EPHRATA — The Grant County Health District is proposing new fees on for-profit businesses that need temporary permits to cook and sell food in venues like the county fair.

According to Todd Phillips, the district’s environmental health manager, the new fees will allow district health inspectors to scale back the number of visits they make to temporary, for-profit concessions by covering such facilities with a single permit for the entire year rather than requiring individual permits for each event.

“We want to put more resources into permanent food establishments,” Phillips told board members Wednesday evening.

Currently, non-profits are covered by such annual permits.

The new annual fees would be $202 for an operation cooking and serving high-risk foods (such as uncooked meat), $142 for moderate risk foods (such as fully pre-cooked meats), and $82 low risk foods (that require little preparation or handling) — double the current existing fees for non-profits.

The health district has identified seven locations — individual places “where commercial food organizations utilize permanent structures to serve food for multiple temporary food events.” Most of them are located at the Grant County Fairgrounds and the Gorge, Phillips said.

Right now, the county inspects each for-profit eatery for each event, meaning that many receive far more health district attention than some actual restaurants.

County health officials also addressed concerns from the public over the need for permits for inflatable water slides at public events.

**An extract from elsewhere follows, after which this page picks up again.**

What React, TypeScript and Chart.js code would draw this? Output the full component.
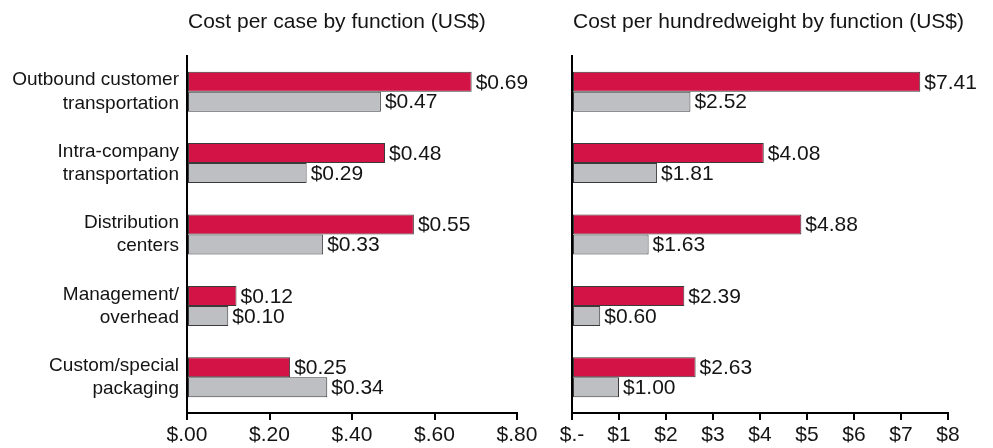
import React, { useEffect, useRef } from "react";
import { Chart, registerables } from "chart.js";

Chart.register(...registerables);

const categories: string[][] = [
  ["Outbound customer", "transportation"],
  ["Intra-company", "transportation"],
  ["Distribution", "centers"],
  ["Management/", "overhead"],
  ["Custom/special", "packaging"],
];
const caseRed = [0.69, 0.48, 0.55, 0.12, 0.25];
const caseGrey = [0.47, 0.29, 0.33, 0.1, 0.34];
const cwtRed = [7.41, 4.08, 4.88, 2.39, 2.63];
const cwtGrey = [2.52, 1.81, 1.63, 0.6, 1.0];
const caseTicks = ["$.00", "$.20", "$.40", "$.60", "$.80"];
const cwtTicks = ["$.-", "$1", "$2", "$3", "$4", "$5", "$6", "$7", "$8"];
const caseTitle = "Cost per case by function (US$)";
const cwtTitle = "Cost per hundredweight by function (US$)";

const FONT = "'Liberation Sans', Arial, sans-serif";
const RED = "#D31245";
const GREY = "#BEBFC3";
const TEXT = "#141414";

function makeConfig(opts: {
  red: number[];
  grey: number[];
  ticks: string[];
  max: number;
  step: number;
  title: string;
  showLabels: boolean;
  yWidth: number;
  padRight: number;
}): any {
  const labelPlugin = {
    id: "valueLabels",
    afterDatasetsDraw(chart: any) {
      const ctx = chart.ctx;
      ctx.save();
      ctx.font = `21px ${FONT}`;
      ctx.fillStyle = TEXT;
      ctx.textBaseline = "middle";
      ctx.textAlign = "left";
      chart.data.datasets.forEach((ds: any, di: number) => {
        const meta = chart.getDatasetMeta(di);
        meta.data.forEach((el: any, i: number) => {
          const v = ds.data[i];
          ctx.fillText("$" + v.toFixed(2), el.x + 4, el.y + 1);
        });
      });
      ctx.restore();
    },
  };
  const titlePlugin = {
    id: "leftTitle",
    afterDraw(chart: any) {
      const ctx = chart.ctx;
      ctx.save();
      ctx.font = `21px ${FONT}`;
      ctx.fillStyle = TEXT;
      ctx.textBaseline = "middle";
      ctx.textAlign = "left";
      ctx.fillText(opts.title, chart.chartArea.left + 1, 22);
      ctx.restore();
    },
  };
  return {
    type: "bar",
    data: {
      labels: categories,
      datasets: [
        {
          data: opts.red,
          backgroundColor: RED,
          borderColor: "#3a3a3a",
          borderWidth: 1,
          borderSkipped: false,
          categoryPercentage: 0.56,
          barPercentage: 1.0,
        },
        {
          data: opts.grey,
          backgroundColor: GREY,
          borderColor: "#3a3a3a",
          borderWidth: 1,
          borderSkipped: false,
          categoryPercentage: 0.56,
          barPercentage: 1.0,
        },
      ],
    },
    options: {
      indexAxis: "y",
      responsive: false,
      animation: false,
      devicePixelRatio: 1,
      layout: { padding: { top: 56, right: opts.padRight, left: 0, bottom: 0 } },
      plugins: {
        legend: { display: false },
        title: { display: false },
        tooltip: { enabled: false },
      },
      scales: {
        x: {
          min: 0,
          max: opts.max,
          ticks: {
            stepSize: opts.step,
            color: TEXT,
            font: { family: FONT, size: 21 },
            padding: 3,
            maxRotation: 0,
            callback: (_v: any, i: number) => opts.ticks[i],
          },
          grid: {
            drawOnChartArea: false,
            drawTicks: true,
            tickLength: 7,
            color: "#000",
            lineWidth: 2,
          },
          border: { display: true, color: "#000", width: 2 },
          afterFit: (scale: any) => {
            scale.height = 35;
          },
        },
        y: {
          ticks: {
            display: opts.showLabels,
            color: TEXT,
            font: { family: FONT, size: 19, lineHeight: 1.22 },
            padding: 8,
          },
          grid: { drawOnChartArea: false, drawTicks: false },
          border: { display: true, color: "#000", width: 2 },
          afterFit: (scale: any) => {
            scale.width = opts.yWidth;
          },
        },
      },
    },
    plugins: [labelPlugin, titlePlugin],
  };
}

function Panel(props: { left: number; width: number; cfg: any }) {
  const ref = useRef<HTMLCanvasElement>(null);
  useEffect(() => {
    const chart = new Chart(ref.current as HTMLCanvasElement, props.cfg);
    return () => chart.destroy();
  }, []);
  return (
    <canvas
      ref={ref}
      width={props.width}
      height={448}
      style={{ position: "absolute", left: props.left, top: 0, width: props.width, height: 448 }}
    />
  );
}

export default function App() {
  const leftCfg = makeConfig({
    red: caseRed,
    grey: caseGrey,
    ticks: caseTicks,
    max: 0.8,
    step: 0.2,
    title: caseTitle,
    showLabels: true,
    yWidth: 187,
    padRight: 28,
  });
  const rightCfg = makeConfig({
    red: cwtRed,
    grey: cwtGrey,
    ticks: cwtTicks,
    max: 8,
    step: 1,
    title: cwtTitle,
    showLabels: false,
    yWidth: 27,
    padRight: 45,
  });
  return (
    <div style={{ position: "fixed", left: 0, top: 0, width: 993, height: 448, background: "#fff" }}>
      <Panel left={0} width={545} cfg={leftCfg} />
      <Panel left={545} width={448} cfg={rightCfg} />
    </div>
  );
}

According to Theresa Adkinson, the state legislature has unanimously passed a measure exempting water slides from needing health permits, and the measure is sitting on Gov. Jay Inslee’s desk awaiting his signature.

“If the governor doesn’t sign it, we will have to decide how to proceed,” Adkinson said, noting that the county will likely draft some regulations and have them in place by the end of May.

However, Adkinson noted, if Inslee signs the measure, then permits for water slides will be “a non-issue.”